Since then, her twin loves of science and teaching have compelled her back into the classroom to pursue an education degree. She said she would like to work as a science teacher, but for now she’s focused on elementary education, which would have her teaching a variety of academic disciplines.
“It was rewarding to be given such an honorable opportunity and connect with these girls on a personal level,” she said of the experience at Pace. “The fact that they were receptive to what I had to say made me feel as if I had made a difference and shaped them to have a more hopeful perception of life. I told them that education is the defining factor for a successful future and they have the power to shape their future, starting now.”
Lopez-Ruiz said she landed the internship by visiting USFSM’s Career Services office. She liked that the program offered flexible hours so she could keep up with her classroom studies and that she could visit multiple settings. The program is set to resume in the fall, although it will shift to a part-time position to accommodate a full-time student.
“Internships like Stephanie’s provide valuable opportunities to put into practice the concepts students learn in the classroom while building essential workplace competencies,” said Ben Heins, coordinator of internships and service learning at USFSM. “Statistically, having an internship can nearly double a student’s odds of gaining full-time employment after graduation, so it is imperative they seek this type of practical experience.”
Elaina Todd, community engagement coordinator at Mote’s Education, Aquarium and Outreach Division, said the outreach program is important because it brings Mote’s research and marine science to under-served and under-represented audiences in our community. In addition to visiting schools, the program and its mobile exhibit visit community centers, such as the RL Taylor Community Complex and after-school programs and special events like the recent Shark-Con in Tampa.
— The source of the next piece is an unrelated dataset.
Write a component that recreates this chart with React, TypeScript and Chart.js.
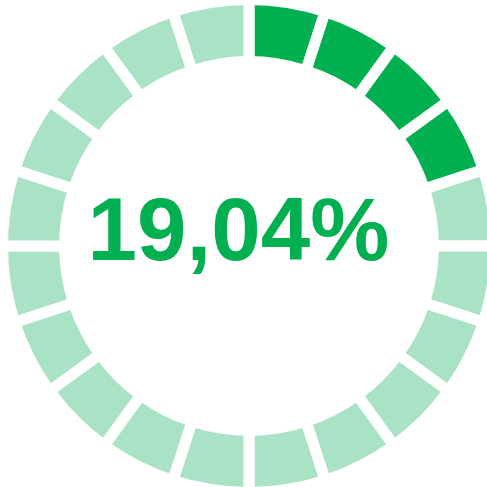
import React, { useEffect, useRef } from "react";
import { Chart, registerables } from "chart.js";

Chart.register(...registerables);

const segmentValues = [1, 1, 1, 1, 1, 1, 1, 1, 1, 1, 1, 1, 1, 1, 1, 1, 1, 1, 1, 1];
const filledSegments = 4;
const centerLabel = "19,04%";

const DARK = "#00B050";
const LIGHT = "#A9E2C5";

export default function App() {
  const ref = useRef<HTMLCanvasElement | null>(null);

  useEffect(() => {
    document.body.style.overflow = "hidden";
    const canvas = ref.current;
    if (!canvas) return;
    const centerText = {
      id: "centerText",
      afterDraw(chart: any) {
        const meta = chart.getDatasetMeta(0);
        const arc = meta.data[0];
        if (!arc) return;
        const { x, y } = arc;
        const ctx = chart.ctx;
        ctx.save();
        ctx.fillStyle = DARK;
        ctx.font = "bold 89px 'Liberation Sans', Arial, sans-serif";
        ctx.textAlign = "center";
        ctx.textBaseline = "alphabetic";
        ctx.fillText(centerLabel, x - 10.5, y + 14);
        ctx.restore();
      },
    };
    const chart = new Chart(canvas, {
      type: "doughnut",
      data: {
        labels: segmentValues.map((_, i) => `S${i + 1}`),
        datasets: [
          {
            data: segmentValues,
            backgroundColor: segmentValues.map((_, i) => (i < filledSegments ? DARK : LIGHT)),
            borderColor: "#ffffff",
            borderWidth: 11,
            hoverOffset: 0,
          },
        ],
      },
      options: {
        responsive: false,
        maintainAspectRatio: false,
        animation: false,
        cutout: "74.8%",
        layout: { padding: 0 },
        plugins: {
          legend: { display: false },
          tooltip: { enabled: false },
        },
        events: [],
      },
      plugins: [centerText],
    });
    return () => chart.destroy();
  }, []);

  return (
    <div style={{ position: "fixed", left: -3, top: -6, width: 504, height: 504 }}>
      <canvas ref={ref} width={504} height={504} style={{ width: 504, height: 504 }} />
    </div>
  );
}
For interns, such as Lopez-Ruiz, it offers “a fantastic opportunity” to put into play the strategies they’re learning in school, Todd said.
“It’s a terrific crash course for students interested in education,” she said. “You work with diverse audiences and really learn to adapt your teaching to your specific audience, and what and how you need to teach.”
She added that she enjoyed working with Lopez-Ruiz.
“It was nice to have Stephanie as part of our team for the summer,” said Todd. “We share many of the same educational philosophies. She did a great job and she learned quickly by observing and assisting the education team. During the last few outreaches of her internship, she was able to develop and teach her own programs.”